Provided data:
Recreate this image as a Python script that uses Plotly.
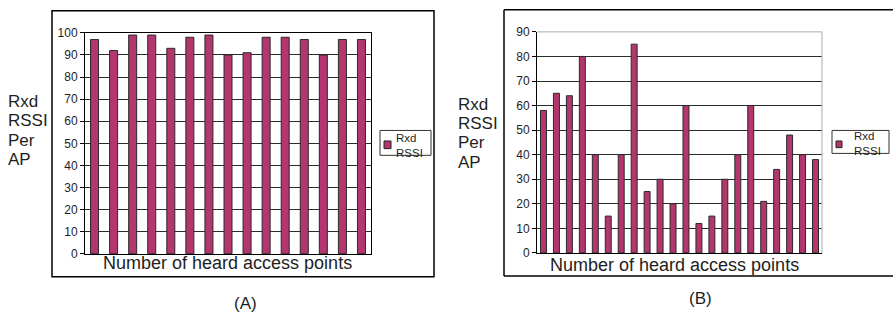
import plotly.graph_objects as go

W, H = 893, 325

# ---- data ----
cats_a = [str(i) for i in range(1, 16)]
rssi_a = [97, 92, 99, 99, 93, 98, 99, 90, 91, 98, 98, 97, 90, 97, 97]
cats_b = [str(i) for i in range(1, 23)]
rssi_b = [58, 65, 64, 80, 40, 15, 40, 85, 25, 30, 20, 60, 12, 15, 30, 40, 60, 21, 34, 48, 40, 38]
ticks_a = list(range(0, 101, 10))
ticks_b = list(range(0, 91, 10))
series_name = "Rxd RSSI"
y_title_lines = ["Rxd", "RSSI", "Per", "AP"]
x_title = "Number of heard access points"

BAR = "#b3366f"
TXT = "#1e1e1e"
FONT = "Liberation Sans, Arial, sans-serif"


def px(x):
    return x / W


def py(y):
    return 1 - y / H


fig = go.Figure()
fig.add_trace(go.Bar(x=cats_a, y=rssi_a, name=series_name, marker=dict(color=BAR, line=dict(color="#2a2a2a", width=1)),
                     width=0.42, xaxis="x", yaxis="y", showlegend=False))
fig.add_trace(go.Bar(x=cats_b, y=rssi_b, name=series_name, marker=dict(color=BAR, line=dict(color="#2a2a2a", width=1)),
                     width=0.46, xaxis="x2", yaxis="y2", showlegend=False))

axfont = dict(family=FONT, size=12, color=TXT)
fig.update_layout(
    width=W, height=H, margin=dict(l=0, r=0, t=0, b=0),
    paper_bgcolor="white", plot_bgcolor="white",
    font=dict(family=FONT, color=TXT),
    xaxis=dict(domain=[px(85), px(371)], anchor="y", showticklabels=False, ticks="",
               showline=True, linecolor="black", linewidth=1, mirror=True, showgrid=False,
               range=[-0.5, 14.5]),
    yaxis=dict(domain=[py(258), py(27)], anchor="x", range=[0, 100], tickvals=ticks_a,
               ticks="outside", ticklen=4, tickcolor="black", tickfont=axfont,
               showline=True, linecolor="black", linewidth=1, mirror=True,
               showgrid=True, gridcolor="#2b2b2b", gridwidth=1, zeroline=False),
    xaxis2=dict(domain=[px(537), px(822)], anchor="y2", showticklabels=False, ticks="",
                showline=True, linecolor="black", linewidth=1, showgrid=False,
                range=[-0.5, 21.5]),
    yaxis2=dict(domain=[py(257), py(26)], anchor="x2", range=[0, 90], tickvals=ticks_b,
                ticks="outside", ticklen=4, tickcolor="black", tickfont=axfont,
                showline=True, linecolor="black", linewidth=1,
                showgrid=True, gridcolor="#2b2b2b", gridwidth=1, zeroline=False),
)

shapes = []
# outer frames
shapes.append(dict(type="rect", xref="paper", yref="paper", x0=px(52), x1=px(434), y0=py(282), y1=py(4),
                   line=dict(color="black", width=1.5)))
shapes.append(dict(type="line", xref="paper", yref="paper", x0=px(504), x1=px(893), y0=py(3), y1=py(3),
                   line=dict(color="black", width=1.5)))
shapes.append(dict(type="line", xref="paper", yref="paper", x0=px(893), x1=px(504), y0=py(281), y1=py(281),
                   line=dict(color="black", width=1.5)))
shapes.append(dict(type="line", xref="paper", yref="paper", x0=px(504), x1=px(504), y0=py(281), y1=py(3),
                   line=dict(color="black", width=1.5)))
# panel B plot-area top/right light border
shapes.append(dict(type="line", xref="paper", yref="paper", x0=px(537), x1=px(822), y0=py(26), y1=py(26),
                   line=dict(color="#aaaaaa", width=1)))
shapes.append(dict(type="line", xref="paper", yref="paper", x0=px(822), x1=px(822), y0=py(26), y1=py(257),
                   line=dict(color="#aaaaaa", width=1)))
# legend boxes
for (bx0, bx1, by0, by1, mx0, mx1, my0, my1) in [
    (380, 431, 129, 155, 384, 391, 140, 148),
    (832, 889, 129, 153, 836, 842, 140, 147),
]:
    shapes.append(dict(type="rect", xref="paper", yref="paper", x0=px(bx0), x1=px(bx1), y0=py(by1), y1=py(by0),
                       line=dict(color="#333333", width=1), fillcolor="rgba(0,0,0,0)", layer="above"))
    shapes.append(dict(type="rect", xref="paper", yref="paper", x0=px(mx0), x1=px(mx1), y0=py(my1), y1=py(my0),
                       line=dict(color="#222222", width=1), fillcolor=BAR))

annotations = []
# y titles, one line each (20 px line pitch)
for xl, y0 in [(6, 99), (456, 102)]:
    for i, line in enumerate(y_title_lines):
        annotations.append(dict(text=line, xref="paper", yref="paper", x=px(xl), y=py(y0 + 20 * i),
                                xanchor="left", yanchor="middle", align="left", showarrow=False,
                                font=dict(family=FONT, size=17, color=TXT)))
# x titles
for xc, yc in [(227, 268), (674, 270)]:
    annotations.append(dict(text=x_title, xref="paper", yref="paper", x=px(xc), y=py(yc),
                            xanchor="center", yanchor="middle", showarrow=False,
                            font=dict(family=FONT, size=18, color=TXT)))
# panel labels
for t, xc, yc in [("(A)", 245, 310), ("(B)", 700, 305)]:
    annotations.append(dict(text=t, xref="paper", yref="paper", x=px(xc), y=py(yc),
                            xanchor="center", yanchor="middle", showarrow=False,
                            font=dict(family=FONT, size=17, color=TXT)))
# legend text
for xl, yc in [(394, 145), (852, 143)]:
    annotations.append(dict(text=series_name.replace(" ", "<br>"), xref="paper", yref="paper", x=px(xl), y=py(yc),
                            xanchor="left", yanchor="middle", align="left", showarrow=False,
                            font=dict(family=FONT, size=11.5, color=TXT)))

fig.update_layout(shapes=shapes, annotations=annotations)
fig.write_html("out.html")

Written problem: Repeat the listing above up to and including the line with "W, H = 893, 325", starting from its first line. Drop any pictures.

Solution for this task:
Recreate this image as a Python script that uses Plotly.
import plotly.graph_objects as go

W, H = 893, 325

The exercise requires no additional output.